Each line of the listing must be transcribed exactly, except for the images, which should be excluded.

☆ ☆ ☆ ☆ ☆

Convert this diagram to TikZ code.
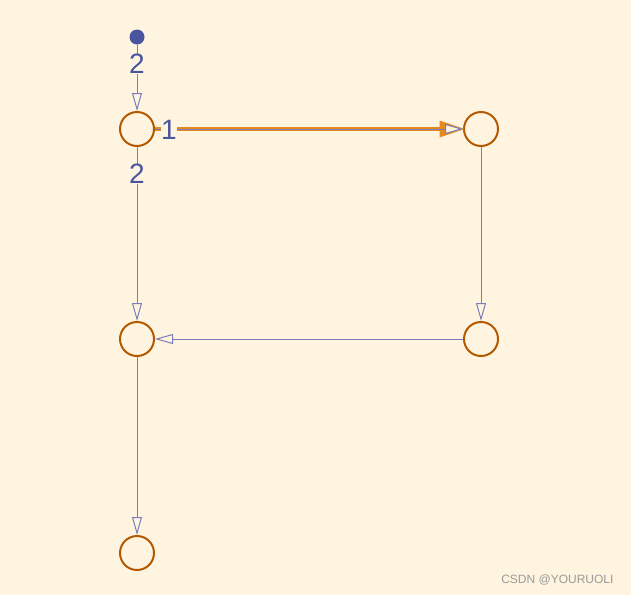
\documentclass[tikz,border=0pt]{standalone}
\usepackage{fontspec}
\setmainfont{Liberation Sans}
\usetikzlibrary{arrows.meta}
\definecolor{bgc}{HTML}{FFF4E0}
\definecolor{nodec}{HTML}{B35A00}
\definecolor{edgec}{HTML}{7A7EBA}
\definecolor{labc}{HTML}{4A55A0}
\definecolor{hic}{HTML}{E68A1E}
\definecolor{wmc}{HTML}{9A9A9A}
\begin{document}
\begin{tikzpicture}[x=1pt,y=-1pt,
  vert/.style={circle,draw=nodec,line width=2pt,minimum size=34pt,inner sep=0pt,fill=none},
  src/.style={circle,fill=labc,minimum size=15pt,inner sep=0pt},
  edge/.style={draw=edgec,line width=1pt,-{Triangle[open,length=18pt,width=10pt,fill=bgc]}},
  hiedge/.style={draw=hic,line width=4.5pt,shorten >=-1.5pt,-{Triangle[length=25pt,width=17pt,line width=0pt,fill=hic]}},
  lab/.style={text=labc,font=\fontsize{28}{28}\selectfont,fill=bgc,inner sep=0.5pt},
  wm/.style={text=wmc,font=\fontsize{12}{12}\selectfont}]
\fill[bgc] (0,0) rectangle (631,595);
\node[src] (s) at (137,37) {};
\node[vert] (a) at (137,129) {};
\node[vert] (b) at (481,129) {};
\node[vert] (c) at (137,339) {};
\node[vert] (d) at (481,339) {};
\node[vert] (e) at (137,553) {};
\draw[edge] (s) -- (a);
\draw[hiedge] (a) -- (b);
\draw[edge] (a) -- (b);
\draw[edge] (a) -- (c);
\draw[edge] (b) -- (d);
\draw[edge] (d) -- (c);
\draw[edge] (c) -- (e);
\node[lab] (l1) at (137,64) {2};
\node[lab] (l2) at (169,130) {1};
\node[lab] (l3) at (137,174) {2};
\node[wm,anchor=east] (w) at (617,580) {CSDN @YOURUOLI};
\end{tikzpicture}
\end{document}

☆ ☆ ☆ ☆ ☆

_FINISHED ANSWER_
Convert this diagram to TikZ code.
\documentclass[tikz,border=0pt]{standalone}
\usepackage{fontspec}
\setmainfont{Liberation Sans}
\usetikzlibrary{arrows.meta}
\definecolor{bgc}{HTML}{FFF4E0}
\definecolor{nodec}{HTML}{B35A00}
\definecolor{edgec}{HTML}{7A7EBA}
\definecolor{labc}{HTML}{4A55A0}
\definecolor{hic}{HTML}{E68A1E}
\definecolor{wmc}{HTML}{9A9A9A}
\begin{document}
\begin{tikzpicture}[x=1pt,y=-1pt,
  vert/.style={circle,draw=nodec,line width=2pt,minimum size=34pt,inner sep=0pt,fill=none},
  src/.style={circle,fill=labc,minimum size=15pt,inner sep=0pt},
  edge/.style={draw=edgec,line width=1pt,-{Triangle[open,length=18pt,width=10pt,fill=bgc]}},
  hiedge/.style={draw=hic,line width=4.5pt,shorten >=-1.5pt,-{Triangle[length=25pt,width=17pt,line width=0pt,fill=hic]}},
  lab/.style={text=labc,font=\fontsize{28}{28}\selectfont,fill=bgc,inner sep=0.5pt},
  wm/.style={text=wmc,font=\fontsize{12}{12}\selectfont}]
\fill[bgc] (0,0) rectangle (631,595);
\node[src] (s) at (137,37) {};
\node[vert] (a) at (137,129) {};
\node[vert] (b) at (481,129) {};
\node[vert] (c) at (137,339) {};
\node[vert] (d) at (481,339) {};
\node[vert] (e) at (137,553) {};
\draw[edge] (s) -- (a);
\draw[hiedge] (a) -- (b);
\draw[edge] (a) -- (b);
\draw[edge] (a) -- (c);
\draw[edge] (b) -- (d);
\draw[edge] (d) -- (c);
\draw[edge] (c) -- (e);
\node[lab] (l1) at (137,64) {2};
\node[lab] (l2) at (169,130) {1};
\node[lab] (l3) at (137,174) {2};
\node[wm,anchor=east] (w) at (617,580) {CSDN @YOURUOLI};
\end{tikzpicture}
\end{document}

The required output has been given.